The circling back, drilling down, wrapping up, even the least offensive ‘kind regards’ now makes me cringe… oh, how I thankful I am to be shot of it all.

But for year, years, I loved it. It was my circus, my playground, and I owned it. I loved the pencil skirts, the board rooms, the death by powerpoint and the networking drinks with the impossible-to-eat-in-any-dignified-way-so-you-just-give-up bowl food. I loved the internal politics, the power-plays and the HR bollocks.

I think I loved it because I liked proving people wrong. I was too young. I was a woman. I had tattoos, nothing major back then, but enough to just subtly poke out from my collar or skirt. I had a flash of bright red amongst my brunette. I had a hole where my nose piercing lived on the weekends. I liked proving that a twenty something girl in a room full of balding old men could pique their business minds and make shit happen.

But, today, I sit at my desk next to the too trendy exposed brick, listening to Eminem on the office Sonos, wearing a cropped blouse with bunnies on (thanks, Topshop), Dr Martens boots (8 eyelet patent black, of course), with my ripped jeans showing a hint of my now fully tattooed leg. I’m talking to the girl opposite about the staff jolly to Berlin we’re all heading off on tomorrow morning… It’s a different world. One most people would kill for.

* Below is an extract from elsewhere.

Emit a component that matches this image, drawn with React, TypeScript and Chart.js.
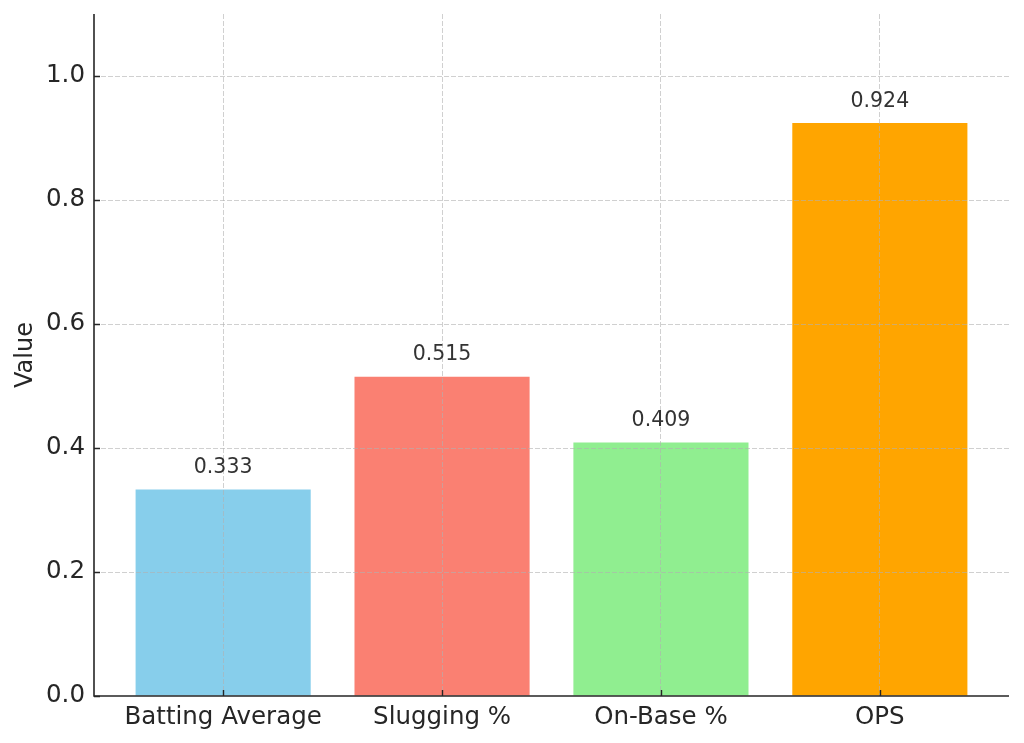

But for me, I love both. Maybe I will touch base with some old colleagues.

300 words about… blogs

Who gives a shit what I have to say? Sorry for the swearing (it’s going to happen, a lot).

Maybe I’ll make it useful? Maybe I’ll talk about my career so far? Share some tips? Maybe I’ll just talk about my favourite things? I’m a mum now, maybe I’ll write about that? But, there are a LOT of mum blogs. I like politics, maybe I could write about what a twonk Trump is? Make-up? Interior designs? Tattooists?

Or, maybe I’ll just write some utter waffle for my own sake, and if someone else finds it entertaining, then great… I just miss writing, so I’m going to write.

These are some of the thoughts that went through my head when I thought about setting up a blog. Once I decided to just do it, I then had to figure out how the hell I set up a blog…? I’m an old woman when it comes to technology. Someone told me to listen to a podcast the other day, I just nodded, knowing full well I wouldn’t know how to find it. (I’m 31 by the way, not 92…).

I presumed there was a free (because I’m not that committed yet…) platform, or something… Good old Google led me here. I recognised wordpress, and it’s nice, it has a nice name and therefore I’d have a nice web address, not something stupid like “blogs4u.cheap”.

So, what next? A name? A hook? Ah, 300 words. I liked this. I like reading, a LOT. But, anything longer than a few paragraphs, I like it to be printed. Also, I simply don’t have the time to write a novel (the ultimate dream) I work, I have a baby, I volunteer, I gym, I live. 300 words is perfect. Two thirds of a page (with single spacing, of course). Doable. Enjoyable.

So there we have it, 300wordsabout.wordpress.com. Let the opinionated, whimsical, stream-of-consciousness and occasional diatribe commence.